Two Fascinating Seth Raynor Designs Discovered, Including 27 holes that play as 36

Over 90 years ago Seth Raynor devised a 27-hole course with a concept that may never have been duplicated. Had it been built, the unique setup would have played as two 18-hole layouts that shared nine holes, but not in consecutive order; instead the overlapping came in two groups, one of four hole and the other of five holes.

Coral Keys ClubThe drawing was discovered by Scott Edwards, Historic Preservationist and Florida Historic Golf Trail Coordinator. The plans, produced by the Olmsted Brothers Landscape Architects, are dated December, 1923.

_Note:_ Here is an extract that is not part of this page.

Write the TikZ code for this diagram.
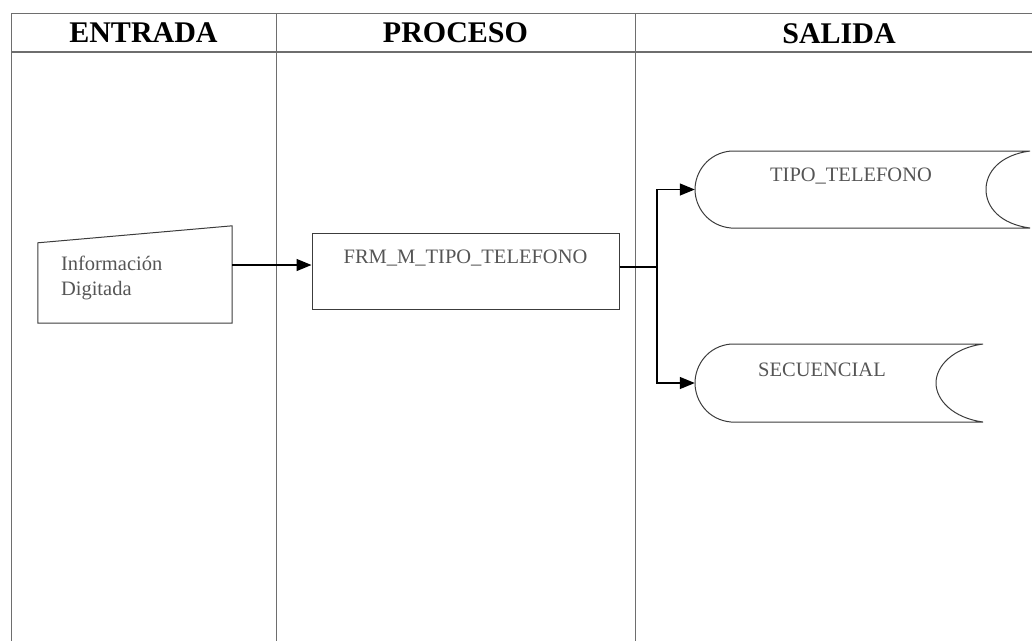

The drawing of the golf holes were done by the Olmsted firm and may not perfectly represent the  intricacies of the Raynor hole designs, such as bunkering. The lengths of the holes and their positioning in regards to the surrounding property would have to have been exact

The Olmsted and Raynor plans were for a project referred to as the West Florida Club in writing but the Coral Keys Club on various plans and in writing.

Coral Keys Club 2016 copy

Today the location of the proposed Coral Keys Club.

The project would have been located on the southwest coast of Florida in Englewood, roughly 60 miles south of Sarasota. An aerial photograph from the late 1940s shows roads were built on the land where the development was slated to go but the project appears to have not gone any further than that. Condominiums and homes, but no golf course, are on the site now.

As for the routings, the first four holes on East Course and the South Course were the same.

Then the East Course, an out-and-back layout, runs away from clubhouse for most of holes 5-13, which it does not share with the South. Meanwhile, for its fifth hole, the South Course, which is two returning loops of nine, turns back towards the clubhouse and here is where it gets interesting. The South’s sequence of holes 5-9 are also the 14-18 sequence of holes on the East Course. They play the same yardages and from the same tees for both. While the East Course ends at hole 9/18, the South Course continues on to its own back-nine, holes 10-18, to complete that routing.

Coral Keys South Course 18th copy

The clubhouse of the proposed Coral Keys Club. The 18th hole of the South Course is in the background.

The South Course is 6,383 yards with a par of 71 while the East Course is 6,430 yards and 70 is par.

Coral Keys was not the only Raynor find Edwards made recently.

In the Olmsted archives he also dug up a wonderful three-green, nine-hole design that was drawn for Mr. E.C. Shotwell of Enterprise, Fla., ostensibly to be built just for Shotwell. Enterprise is approximately 30 miles northeast of Orlando and on Lake Monroe.

There are two sets of plans, one of which looks to be in Raynor’s hand. It is dated June of 1920. The other drawing is dated Sept. 25, 1920, and was traced by an Olmsted employee, according to notes. Both plans list the length the course can be played as 2,300 yards for nine holes with the shortest hole at 130 yards and the longest at 370 yards. There is no par figure.

Seth Raynor 3-hole course 2 copy

One of Seth Raynor’s drawings for the E.C. Shotwell private course.

Because the greens are designed to approached from a number of angles, the styles are representative of Raynor’s work,  but do not appear to be based on any of the templates, such as the the Redan or Punchbowl. There are forced carries on some approach shots with the run-up option on others. There is substantial bunkering around each green and also at least three fairway bunkers.

Both projects were found by Edwards in the Olmsted Research Guide Online, (ORGO). As the site states, “ORGO’s mission is to provide information about existing records relating to landscape design and planning work of Frederick Law Olmsted, his sons, John Charles Olmsted and Frederick Law Olmsted Junior and the design firms that bear their names.”

The Olmsted Brothers firm had been hired to create landscape design for Coral Keys Club and the Shotwell project. Raynor worked with them on other projects including the Fishers Island Club and the Mountain Lake Club, among many others.